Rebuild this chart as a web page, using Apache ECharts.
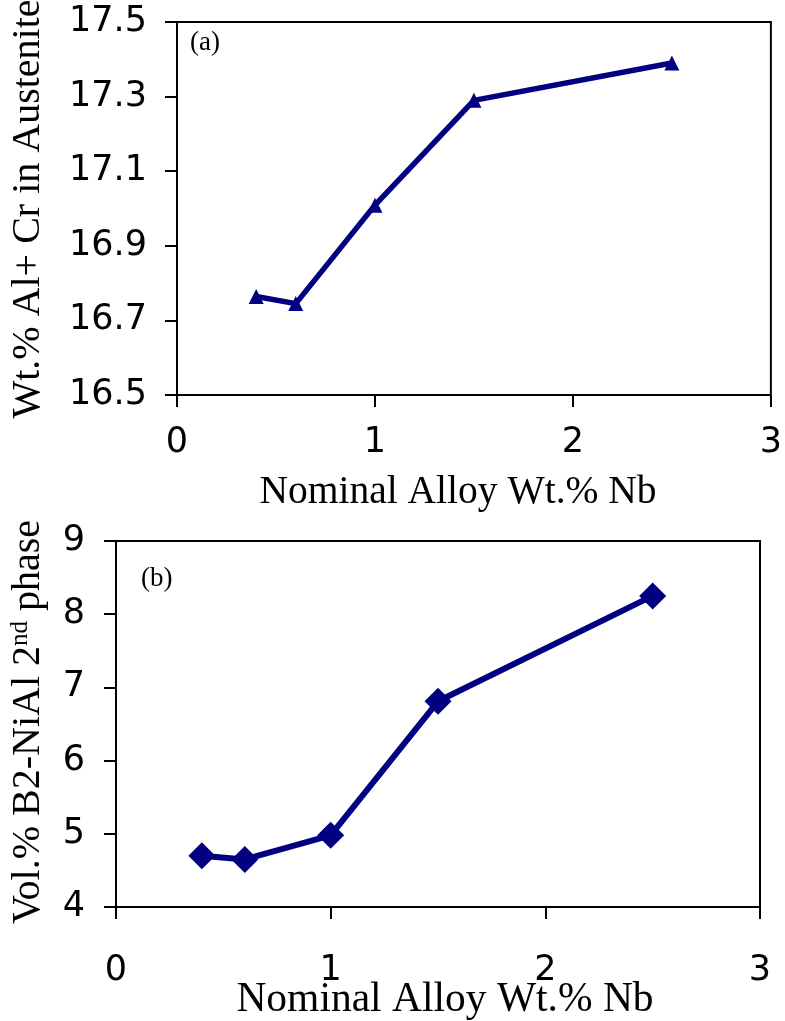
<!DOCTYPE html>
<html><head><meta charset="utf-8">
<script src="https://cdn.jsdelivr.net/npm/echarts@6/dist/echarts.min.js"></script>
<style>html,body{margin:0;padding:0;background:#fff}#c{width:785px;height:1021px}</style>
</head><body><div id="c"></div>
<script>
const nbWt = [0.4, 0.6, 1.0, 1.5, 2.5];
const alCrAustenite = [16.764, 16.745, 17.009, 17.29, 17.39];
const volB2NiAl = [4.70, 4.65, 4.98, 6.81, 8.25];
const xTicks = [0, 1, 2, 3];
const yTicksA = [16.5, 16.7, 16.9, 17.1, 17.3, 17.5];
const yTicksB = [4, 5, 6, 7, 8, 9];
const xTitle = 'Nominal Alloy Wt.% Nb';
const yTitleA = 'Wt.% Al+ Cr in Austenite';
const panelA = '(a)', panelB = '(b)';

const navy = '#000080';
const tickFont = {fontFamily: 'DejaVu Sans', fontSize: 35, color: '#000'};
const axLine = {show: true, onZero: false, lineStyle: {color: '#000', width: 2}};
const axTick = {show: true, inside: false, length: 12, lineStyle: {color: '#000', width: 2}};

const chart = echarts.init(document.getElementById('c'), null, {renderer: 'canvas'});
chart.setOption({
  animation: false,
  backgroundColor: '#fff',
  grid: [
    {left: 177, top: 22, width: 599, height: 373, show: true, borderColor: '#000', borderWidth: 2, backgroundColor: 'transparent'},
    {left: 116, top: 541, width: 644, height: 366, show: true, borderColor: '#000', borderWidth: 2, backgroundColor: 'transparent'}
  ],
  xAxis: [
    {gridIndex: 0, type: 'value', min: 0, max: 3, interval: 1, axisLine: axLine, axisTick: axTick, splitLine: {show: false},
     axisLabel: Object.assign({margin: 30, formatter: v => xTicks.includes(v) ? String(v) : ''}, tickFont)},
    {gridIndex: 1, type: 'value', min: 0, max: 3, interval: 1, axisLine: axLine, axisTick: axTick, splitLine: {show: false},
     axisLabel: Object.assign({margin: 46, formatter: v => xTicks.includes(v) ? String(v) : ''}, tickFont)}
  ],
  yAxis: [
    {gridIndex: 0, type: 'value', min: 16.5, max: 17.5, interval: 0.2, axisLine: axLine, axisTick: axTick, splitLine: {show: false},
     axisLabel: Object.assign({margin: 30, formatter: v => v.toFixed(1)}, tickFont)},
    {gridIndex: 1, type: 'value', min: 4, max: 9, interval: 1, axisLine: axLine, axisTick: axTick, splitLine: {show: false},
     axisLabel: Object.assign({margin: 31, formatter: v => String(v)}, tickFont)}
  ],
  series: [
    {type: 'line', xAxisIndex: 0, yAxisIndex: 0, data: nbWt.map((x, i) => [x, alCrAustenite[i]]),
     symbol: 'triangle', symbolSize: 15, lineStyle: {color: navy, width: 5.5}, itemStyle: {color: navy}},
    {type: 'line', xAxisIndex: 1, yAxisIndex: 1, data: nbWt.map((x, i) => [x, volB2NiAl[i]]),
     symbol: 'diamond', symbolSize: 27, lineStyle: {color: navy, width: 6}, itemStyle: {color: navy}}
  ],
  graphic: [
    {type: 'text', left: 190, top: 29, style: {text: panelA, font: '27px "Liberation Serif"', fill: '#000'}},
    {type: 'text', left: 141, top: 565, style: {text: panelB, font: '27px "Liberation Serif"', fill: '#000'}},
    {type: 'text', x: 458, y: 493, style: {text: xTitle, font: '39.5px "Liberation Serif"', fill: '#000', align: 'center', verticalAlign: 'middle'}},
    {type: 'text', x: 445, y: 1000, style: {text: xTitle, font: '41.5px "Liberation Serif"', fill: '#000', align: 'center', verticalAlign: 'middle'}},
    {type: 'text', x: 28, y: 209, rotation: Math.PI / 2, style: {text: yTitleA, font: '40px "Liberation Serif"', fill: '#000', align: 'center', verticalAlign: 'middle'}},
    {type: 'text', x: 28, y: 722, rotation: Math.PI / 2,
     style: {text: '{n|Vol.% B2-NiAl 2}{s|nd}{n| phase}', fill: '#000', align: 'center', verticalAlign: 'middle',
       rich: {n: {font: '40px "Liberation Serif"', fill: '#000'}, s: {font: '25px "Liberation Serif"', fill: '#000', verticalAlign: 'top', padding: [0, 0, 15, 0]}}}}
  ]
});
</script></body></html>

* * * * * * *

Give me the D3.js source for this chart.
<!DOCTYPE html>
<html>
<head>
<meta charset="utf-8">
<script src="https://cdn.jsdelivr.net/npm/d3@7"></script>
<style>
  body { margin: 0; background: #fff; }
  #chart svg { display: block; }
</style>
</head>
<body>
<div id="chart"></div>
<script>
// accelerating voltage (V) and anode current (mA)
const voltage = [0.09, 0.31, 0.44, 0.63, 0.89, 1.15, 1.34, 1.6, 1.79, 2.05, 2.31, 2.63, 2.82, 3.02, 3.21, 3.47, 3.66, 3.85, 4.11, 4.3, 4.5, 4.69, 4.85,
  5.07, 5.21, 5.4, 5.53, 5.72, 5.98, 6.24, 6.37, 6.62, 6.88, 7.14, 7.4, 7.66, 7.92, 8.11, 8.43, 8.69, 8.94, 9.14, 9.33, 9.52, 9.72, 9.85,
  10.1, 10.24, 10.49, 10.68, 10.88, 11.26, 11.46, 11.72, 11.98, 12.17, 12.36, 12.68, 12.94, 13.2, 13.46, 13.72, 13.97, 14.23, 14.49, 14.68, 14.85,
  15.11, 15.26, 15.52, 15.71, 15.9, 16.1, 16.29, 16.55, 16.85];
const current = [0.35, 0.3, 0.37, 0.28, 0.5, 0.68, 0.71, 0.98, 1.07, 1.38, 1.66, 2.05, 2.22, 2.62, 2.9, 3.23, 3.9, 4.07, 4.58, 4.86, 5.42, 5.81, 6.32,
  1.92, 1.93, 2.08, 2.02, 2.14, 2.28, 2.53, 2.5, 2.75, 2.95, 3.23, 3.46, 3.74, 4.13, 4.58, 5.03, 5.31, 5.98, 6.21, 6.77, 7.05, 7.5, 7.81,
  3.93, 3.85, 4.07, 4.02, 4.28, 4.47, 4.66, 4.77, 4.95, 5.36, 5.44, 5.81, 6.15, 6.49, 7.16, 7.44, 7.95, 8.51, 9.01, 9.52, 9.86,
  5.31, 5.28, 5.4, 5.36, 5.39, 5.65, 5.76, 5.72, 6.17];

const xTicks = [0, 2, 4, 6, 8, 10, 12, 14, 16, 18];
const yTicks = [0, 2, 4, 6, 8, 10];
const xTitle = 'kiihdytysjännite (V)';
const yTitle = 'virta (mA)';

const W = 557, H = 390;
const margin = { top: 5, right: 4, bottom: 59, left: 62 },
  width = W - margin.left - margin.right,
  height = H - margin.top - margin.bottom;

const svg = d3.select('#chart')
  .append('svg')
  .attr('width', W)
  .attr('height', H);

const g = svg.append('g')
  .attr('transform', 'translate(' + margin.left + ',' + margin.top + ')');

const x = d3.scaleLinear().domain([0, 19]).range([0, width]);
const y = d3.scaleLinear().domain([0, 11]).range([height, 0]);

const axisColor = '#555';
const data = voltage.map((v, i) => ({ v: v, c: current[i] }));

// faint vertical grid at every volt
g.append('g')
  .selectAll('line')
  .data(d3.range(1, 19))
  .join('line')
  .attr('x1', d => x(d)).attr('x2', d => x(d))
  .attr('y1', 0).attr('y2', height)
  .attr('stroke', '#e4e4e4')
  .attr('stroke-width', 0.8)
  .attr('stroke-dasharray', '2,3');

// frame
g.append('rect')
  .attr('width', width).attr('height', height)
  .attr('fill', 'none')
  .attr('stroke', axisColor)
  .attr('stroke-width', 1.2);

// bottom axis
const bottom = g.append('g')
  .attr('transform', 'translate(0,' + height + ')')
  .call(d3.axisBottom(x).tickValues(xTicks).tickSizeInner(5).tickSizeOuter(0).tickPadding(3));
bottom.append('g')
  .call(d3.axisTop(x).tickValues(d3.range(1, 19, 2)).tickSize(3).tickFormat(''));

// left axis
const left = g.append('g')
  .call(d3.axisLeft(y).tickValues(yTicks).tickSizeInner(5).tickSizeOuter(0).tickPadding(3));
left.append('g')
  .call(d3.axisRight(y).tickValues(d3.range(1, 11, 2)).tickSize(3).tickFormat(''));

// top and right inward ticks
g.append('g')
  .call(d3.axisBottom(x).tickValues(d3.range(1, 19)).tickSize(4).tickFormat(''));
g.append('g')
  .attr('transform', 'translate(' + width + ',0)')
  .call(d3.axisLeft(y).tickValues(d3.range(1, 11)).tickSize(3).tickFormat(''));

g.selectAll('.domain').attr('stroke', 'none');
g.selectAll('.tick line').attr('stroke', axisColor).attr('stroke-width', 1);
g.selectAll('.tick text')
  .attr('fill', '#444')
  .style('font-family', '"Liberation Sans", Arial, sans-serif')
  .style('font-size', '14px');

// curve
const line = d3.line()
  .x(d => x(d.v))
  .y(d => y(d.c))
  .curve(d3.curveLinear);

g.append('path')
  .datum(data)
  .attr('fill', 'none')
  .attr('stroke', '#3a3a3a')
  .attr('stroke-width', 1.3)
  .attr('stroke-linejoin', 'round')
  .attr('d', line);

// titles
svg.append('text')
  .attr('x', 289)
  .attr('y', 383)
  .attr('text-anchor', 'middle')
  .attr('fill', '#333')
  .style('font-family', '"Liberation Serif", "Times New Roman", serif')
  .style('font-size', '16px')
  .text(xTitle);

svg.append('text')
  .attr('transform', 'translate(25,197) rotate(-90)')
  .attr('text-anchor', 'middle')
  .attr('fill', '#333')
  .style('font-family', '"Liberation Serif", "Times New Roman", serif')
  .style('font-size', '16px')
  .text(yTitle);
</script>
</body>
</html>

* * * * * * *

■ **Given request**
Drop the images and output only the lines from the one that contains "Rebuild this chart" to the one that contains "const panelA = '(a)', panelB = '(b)';", both included.

■ **Complete answer**
Rebuild this chart as a web page, using Apache ECharts.
<!DOCTYPE html>
<html><head><meta charset="utf-8">
<script src="https://cdn.jsdelivr.net/npm/echarts@6/dist/echarts.min.js"></script>
<style>html,body{margin:0;padding:0;background:#fff}#c{width:785px;height:1021px}</style>
</head><body><div id="c"></div>
<script>
const nbWt = [0.4, 0.6, 1.0, 1.5, 2.5];
const alCrAustenite = [16.764, 16.745, 17.009, 17.29, 17.39];
const volB2NiAl = [4.70, 4.65, 4.98, 6.81, 8.25];
const xTicks = [0, 1, 2, 3];
const yTicksA = [16.5, 16.7, 16.9, 17.1, 17.3, 17.5];
const yTicksB = [4, 5, 6, 7, 8, 9];
const xTitle = 'Nominal Alloy Wt.% Nb';
const yTitleA = 'Wt.% Al+ Cr in Austenite';
const panelA = '(a)', panelB = '(b)';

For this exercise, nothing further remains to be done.